Saturday, October 19, 2013

Because everyone else is posting about Strange Fire

You throw rocks at a hornets nest, and you get the hive stirred up. I was on the cripplegate website and found a man jumping in to defend Benny Hinn as serving Christ and being an example of true worship. How dare that John MacArthur.This got me to thinking (since I'm down sick and have the time) on why the two groups are not even hearing each other. And I think I have it, where the difference lies I mean.

The Charismatic group starts with the Spirit, and the, we'll call it, 'baptist' group, starts with the Scriptures. Just listen to how each frames the debate and you'll see it, because the winning and losing happens within the first three seconds.
The Charismatic calls out the Baptist for not believing in the power of God, in the working of His Spirit, and the functioning of the church. "You don't believe God can heal today?" is the first question right out of the gates, and most people actually mean that. In their mind they cannot conceive of anything else being said by the Baptist. It's a direct challenge to the sovereignty of God. That's terrible unfaithfulness to their ears, those people have no respect for God.
Now pay attention to how the baptist frames the debate, their equally unanswerable question out of the gates is something like "Are the Scriptures insufficient? Do we need Apostles today to write more? Are there two foundations for the church?" To their ears, the attack the Charismatic makes is against the sole rule and authority of the Scriptures. It's the same thing they fought Rome for all those years ago.

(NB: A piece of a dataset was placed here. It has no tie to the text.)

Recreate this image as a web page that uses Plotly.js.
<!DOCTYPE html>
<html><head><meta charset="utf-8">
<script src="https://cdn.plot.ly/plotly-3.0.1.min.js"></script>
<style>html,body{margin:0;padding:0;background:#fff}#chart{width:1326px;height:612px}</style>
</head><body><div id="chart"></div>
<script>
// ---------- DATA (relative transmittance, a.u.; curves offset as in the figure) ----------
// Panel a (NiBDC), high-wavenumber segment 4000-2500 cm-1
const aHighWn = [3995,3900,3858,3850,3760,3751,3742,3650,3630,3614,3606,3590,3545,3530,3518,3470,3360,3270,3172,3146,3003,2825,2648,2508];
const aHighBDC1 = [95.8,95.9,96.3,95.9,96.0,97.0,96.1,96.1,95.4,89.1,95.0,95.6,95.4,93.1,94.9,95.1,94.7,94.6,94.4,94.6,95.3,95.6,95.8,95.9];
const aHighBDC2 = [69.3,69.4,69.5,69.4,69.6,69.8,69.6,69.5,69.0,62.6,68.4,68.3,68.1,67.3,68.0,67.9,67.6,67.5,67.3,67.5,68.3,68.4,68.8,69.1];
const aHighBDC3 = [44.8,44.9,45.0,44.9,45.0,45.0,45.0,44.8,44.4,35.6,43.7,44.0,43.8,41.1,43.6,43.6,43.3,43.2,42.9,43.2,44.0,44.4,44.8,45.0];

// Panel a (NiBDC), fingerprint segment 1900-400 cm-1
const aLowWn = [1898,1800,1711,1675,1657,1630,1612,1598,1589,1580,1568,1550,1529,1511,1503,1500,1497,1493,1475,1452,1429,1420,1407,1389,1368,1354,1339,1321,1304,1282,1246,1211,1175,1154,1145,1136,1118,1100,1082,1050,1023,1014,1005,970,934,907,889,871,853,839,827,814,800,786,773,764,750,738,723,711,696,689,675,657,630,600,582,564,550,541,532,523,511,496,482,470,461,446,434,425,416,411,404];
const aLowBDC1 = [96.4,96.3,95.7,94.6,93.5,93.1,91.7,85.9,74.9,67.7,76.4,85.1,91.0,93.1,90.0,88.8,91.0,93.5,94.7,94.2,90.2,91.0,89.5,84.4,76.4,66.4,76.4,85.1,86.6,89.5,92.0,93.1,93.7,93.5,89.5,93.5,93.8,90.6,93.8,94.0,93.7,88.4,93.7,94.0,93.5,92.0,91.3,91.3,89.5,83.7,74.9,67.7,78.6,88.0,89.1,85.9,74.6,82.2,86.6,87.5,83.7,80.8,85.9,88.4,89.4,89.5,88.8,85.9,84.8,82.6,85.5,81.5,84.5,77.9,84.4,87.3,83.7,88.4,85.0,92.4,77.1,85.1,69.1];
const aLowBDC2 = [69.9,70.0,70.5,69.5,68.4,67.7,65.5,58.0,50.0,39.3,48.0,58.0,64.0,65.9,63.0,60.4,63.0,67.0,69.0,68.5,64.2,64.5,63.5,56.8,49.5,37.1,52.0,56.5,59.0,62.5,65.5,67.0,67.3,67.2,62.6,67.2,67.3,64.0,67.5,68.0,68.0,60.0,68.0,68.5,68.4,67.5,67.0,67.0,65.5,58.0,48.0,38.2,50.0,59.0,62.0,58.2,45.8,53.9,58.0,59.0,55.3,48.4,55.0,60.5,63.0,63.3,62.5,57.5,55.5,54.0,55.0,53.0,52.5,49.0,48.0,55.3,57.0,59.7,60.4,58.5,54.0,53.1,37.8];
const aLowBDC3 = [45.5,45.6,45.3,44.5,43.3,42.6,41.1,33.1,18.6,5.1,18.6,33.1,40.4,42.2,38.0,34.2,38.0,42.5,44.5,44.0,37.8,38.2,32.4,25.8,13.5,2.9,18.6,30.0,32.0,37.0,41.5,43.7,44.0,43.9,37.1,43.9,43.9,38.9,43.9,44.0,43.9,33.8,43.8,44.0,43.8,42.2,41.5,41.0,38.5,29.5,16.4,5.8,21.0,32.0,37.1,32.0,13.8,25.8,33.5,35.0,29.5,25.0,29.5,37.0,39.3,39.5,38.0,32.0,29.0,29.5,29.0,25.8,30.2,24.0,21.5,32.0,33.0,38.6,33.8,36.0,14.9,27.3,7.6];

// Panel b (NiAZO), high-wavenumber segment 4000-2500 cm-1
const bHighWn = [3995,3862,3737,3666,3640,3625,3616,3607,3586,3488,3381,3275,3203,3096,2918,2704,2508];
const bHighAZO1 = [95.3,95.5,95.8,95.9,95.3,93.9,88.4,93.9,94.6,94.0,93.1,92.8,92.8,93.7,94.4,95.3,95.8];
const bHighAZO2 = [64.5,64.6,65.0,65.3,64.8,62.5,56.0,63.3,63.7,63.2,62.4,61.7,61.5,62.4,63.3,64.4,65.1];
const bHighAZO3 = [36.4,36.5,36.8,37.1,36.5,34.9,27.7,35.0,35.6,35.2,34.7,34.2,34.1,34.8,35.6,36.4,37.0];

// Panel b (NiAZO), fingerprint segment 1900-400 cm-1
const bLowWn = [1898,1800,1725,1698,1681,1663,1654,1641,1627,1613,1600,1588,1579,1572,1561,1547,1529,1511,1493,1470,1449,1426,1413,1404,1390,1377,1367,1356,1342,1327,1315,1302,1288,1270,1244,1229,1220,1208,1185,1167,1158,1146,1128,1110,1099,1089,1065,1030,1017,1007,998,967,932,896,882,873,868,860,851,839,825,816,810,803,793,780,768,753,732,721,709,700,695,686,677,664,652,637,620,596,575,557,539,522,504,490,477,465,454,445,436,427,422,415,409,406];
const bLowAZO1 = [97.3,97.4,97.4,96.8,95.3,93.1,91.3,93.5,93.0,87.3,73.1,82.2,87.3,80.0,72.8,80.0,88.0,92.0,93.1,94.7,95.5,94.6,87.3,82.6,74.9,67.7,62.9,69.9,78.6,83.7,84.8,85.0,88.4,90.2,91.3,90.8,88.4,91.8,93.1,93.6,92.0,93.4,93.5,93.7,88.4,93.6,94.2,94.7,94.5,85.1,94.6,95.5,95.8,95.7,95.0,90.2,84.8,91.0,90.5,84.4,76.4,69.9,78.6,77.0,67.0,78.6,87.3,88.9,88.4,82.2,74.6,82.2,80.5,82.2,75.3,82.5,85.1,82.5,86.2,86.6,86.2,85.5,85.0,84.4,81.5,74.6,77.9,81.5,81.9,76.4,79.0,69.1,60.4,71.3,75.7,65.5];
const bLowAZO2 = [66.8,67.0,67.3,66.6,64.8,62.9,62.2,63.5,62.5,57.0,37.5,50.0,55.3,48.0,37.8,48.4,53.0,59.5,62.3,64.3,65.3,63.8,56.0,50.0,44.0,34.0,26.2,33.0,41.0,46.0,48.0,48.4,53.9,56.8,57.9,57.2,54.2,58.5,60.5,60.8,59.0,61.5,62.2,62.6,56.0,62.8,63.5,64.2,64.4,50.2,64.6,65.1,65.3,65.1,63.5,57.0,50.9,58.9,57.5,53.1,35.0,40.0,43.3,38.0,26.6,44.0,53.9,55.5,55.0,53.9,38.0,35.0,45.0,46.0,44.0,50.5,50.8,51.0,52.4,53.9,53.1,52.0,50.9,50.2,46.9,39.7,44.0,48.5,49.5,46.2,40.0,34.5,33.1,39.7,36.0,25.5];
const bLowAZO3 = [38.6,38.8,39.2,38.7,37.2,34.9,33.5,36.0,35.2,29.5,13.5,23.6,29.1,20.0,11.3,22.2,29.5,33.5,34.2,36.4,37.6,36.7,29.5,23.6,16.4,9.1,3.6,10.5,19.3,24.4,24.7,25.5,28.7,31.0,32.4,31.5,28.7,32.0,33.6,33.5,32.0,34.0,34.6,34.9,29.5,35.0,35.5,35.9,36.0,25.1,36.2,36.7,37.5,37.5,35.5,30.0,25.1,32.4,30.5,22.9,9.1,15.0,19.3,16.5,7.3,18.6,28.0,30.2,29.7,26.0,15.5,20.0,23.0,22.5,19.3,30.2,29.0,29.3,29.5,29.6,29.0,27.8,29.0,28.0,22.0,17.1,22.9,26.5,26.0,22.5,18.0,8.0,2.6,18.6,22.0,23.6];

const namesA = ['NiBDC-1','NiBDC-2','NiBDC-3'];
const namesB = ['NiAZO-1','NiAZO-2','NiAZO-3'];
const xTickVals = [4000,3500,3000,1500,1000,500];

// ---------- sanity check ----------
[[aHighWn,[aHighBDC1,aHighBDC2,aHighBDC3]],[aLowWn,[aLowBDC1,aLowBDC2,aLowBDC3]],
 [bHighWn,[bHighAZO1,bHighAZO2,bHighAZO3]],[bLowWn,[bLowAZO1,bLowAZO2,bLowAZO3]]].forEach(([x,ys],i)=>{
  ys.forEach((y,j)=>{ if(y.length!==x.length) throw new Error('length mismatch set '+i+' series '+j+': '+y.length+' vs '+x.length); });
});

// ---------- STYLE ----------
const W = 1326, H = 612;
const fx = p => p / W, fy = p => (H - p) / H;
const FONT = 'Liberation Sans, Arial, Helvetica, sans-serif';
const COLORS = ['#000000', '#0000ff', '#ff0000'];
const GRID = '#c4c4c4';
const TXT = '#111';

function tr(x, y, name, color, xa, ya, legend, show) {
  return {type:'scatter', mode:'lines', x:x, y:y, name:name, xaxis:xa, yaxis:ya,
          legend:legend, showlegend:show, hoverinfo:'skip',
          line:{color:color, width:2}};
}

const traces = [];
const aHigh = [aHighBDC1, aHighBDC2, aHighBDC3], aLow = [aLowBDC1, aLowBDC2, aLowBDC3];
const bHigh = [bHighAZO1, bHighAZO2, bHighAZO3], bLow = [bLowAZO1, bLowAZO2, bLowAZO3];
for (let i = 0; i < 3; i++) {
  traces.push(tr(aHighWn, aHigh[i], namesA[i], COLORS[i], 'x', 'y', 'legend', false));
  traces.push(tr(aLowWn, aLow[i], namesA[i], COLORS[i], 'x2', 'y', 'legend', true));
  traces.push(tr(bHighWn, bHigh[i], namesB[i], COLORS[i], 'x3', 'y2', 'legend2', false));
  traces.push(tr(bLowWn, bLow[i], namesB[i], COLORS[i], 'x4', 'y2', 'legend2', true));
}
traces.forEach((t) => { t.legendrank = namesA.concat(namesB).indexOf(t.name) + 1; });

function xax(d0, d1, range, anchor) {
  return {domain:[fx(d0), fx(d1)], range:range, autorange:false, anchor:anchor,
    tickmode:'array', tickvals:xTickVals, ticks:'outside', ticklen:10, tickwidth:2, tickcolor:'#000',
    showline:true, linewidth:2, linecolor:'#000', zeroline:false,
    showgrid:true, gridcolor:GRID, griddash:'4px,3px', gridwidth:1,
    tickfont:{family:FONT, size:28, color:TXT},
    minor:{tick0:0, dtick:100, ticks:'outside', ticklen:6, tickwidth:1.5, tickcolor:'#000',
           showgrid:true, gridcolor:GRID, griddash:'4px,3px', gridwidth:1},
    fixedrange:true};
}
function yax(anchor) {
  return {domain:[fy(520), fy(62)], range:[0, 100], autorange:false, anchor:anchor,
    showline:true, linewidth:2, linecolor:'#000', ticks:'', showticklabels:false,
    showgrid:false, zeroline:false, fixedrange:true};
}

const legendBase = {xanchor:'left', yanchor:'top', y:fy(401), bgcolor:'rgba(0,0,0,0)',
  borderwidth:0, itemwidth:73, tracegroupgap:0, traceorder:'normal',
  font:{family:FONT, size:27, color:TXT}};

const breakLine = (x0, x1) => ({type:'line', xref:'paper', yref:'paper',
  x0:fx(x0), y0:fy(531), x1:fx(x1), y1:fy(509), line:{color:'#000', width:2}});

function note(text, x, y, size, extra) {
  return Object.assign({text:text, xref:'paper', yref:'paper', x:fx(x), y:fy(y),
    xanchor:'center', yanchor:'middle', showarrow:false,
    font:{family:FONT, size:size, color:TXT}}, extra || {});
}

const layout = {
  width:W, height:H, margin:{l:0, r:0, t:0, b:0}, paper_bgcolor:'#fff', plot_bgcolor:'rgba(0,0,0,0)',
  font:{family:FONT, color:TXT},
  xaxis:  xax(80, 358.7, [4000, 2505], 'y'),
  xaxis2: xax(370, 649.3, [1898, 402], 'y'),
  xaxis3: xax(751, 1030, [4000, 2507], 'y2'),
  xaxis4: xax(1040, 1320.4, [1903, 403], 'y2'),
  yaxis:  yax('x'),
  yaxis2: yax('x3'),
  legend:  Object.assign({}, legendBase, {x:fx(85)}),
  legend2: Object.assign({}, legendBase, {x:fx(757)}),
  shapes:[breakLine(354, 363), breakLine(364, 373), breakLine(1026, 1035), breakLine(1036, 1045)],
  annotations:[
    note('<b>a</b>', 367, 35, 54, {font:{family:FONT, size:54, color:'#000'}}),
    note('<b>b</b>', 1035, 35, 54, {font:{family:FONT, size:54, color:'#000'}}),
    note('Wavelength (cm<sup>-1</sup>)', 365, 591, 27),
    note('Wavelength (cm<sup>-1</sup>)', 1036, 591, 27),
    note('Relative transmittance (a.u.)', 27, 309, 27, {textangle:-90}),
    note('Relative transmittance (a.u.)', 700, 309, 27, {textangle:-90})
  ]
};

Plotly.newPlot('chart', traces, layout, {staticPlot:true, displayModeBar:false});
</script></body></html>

Having considered this, I think the Baptist way of setting this discussion is right, and here's why. The Charismatic believes that all the gifts are for today, including the prophetic utterances. This necessarily means that God Himself is speaking. Therefore that same infallible, perfect, life yielding voice that spoke the Scriptures is speaking in the same clear, perfect, undeniable way. In other words, every attributes the Scriptures have must necessarily be present in the vision or prophetic movement.

But it's not, so what that is is an addition to the authority of the Scriptures. The Catholics believe their magisterium is equivalent to Scriptures, the Charismatics believe their feelings and visions are.
The 'fringe' TBN Charismatics understand this, their problem is that they accept it and have no regard for Scripture, I suspect that's why you have such ghastly results globally.

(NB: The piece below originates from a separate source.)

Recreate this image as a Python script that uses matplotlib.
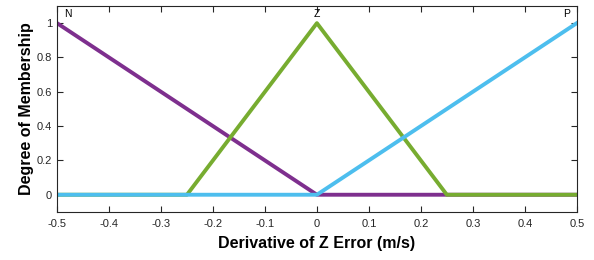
import numpy as np
import matplotlib.pyplot as plt

plt.rcParams['font.family'] = ['Liberation Sans', 'DejaVu Sans']

# membership function breakpoints
n_x = [-0.5, 0.0, 0.5]
n_y = [1, 0, 0]
z_x = [-0.5, -0.25, 0.0, 0.25, 0.5]
z_y = [0, 0, 1, 0, 0]
p_x = [-0.5, 0.0, 0.5]
p_y = [0, 0, 1]

names = ["N", "Z", "P"]
name_x = [-0.48, 0.0, 0.48]

fig = plt.figure(figsize=(5.94, 2.6), dpi=100)
ax = fig.add_axes([0.096, 0.185, 0.875, 0.792])

ax.plot(n_x, n_y, color="#7E2F8E", lw=2.8)
ax.plot(z_x, z_y, color="#77AC30", lw=2.8)
ax.plot(p_x, p_y, color="#4DBEEE", lw=2.8)

for nm, xx in zip(names, name_x):
    ax.text(xx, 1.025, nm, ha="center", va="bottom", fontsize=7.5)

ax.set_xlim(-0.5, 0.5)
ax.set_ylim(-0.1, 1.1)
ax.set_xticks(np.arange(-0.5, 0.51, 0.1))
ax.set_xticklabels(["-0.5", "-0.4", "-0.3", "-0.2", "-0.1", "0",
                    "0.1", "0.2", "0.3", "0.4", "0.5"])
ax.set_yticks([0, 0.2, 0.4, 0.6, 0.8, 1])
ax.set_yticklabels(["0", "0.2", "0.4", "0.6", "0.8", "1"])
ax.tick_params(direction="in", top=True, right=True, labelsize=8,
               colors="#262626", length=4)
ax.tick_params(axis="x", pad=5)
for s in ax.spines.values():
    s.set_color("#262626")
    s.set_linewidth(0.8)

ax.set_xlabel("Derivative of Z Error (m/s)", fontsize=11.5, fontweight="bold", labelpad=5)
ax.set_ylabel("Degree of Membership", fontsize=11.5, fontweight="bold", labelpad=2)

fig.savefig("out.png", dpi=100)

Now, the principled Charistmatic, like say, Piper, understands the supremacy of Scripture, and subordinates himself to it. He believes that the ongoing charismatic gifts are the best explanation for what Scripture itself says. I can respect that. I'm a fallen man with fallen sensibilities too.
But that's not the Charismatic movement. JMac should have done a better job pointing out that those men are of the "baptist" persuasion, whether they realize it or not.

1 comment:

SacJu said...

I've been having discussion with a co-worker who is a "Charismatic". He shares how he can lay hands on someone and tell them what's going on in their life. He points to 1 Cor:14:1 Follow the way of love and eagerly desire gifts of the Spirit, especially prophecy. He points out that Baptists don't talk about this chapter deliberately as they don't really believe in it in todays times.. I find that he seems to be giving self more credit than the Spirit that dwells in him. All this makes me skeptical that he has this gift and is practicing more "Fortune Telling".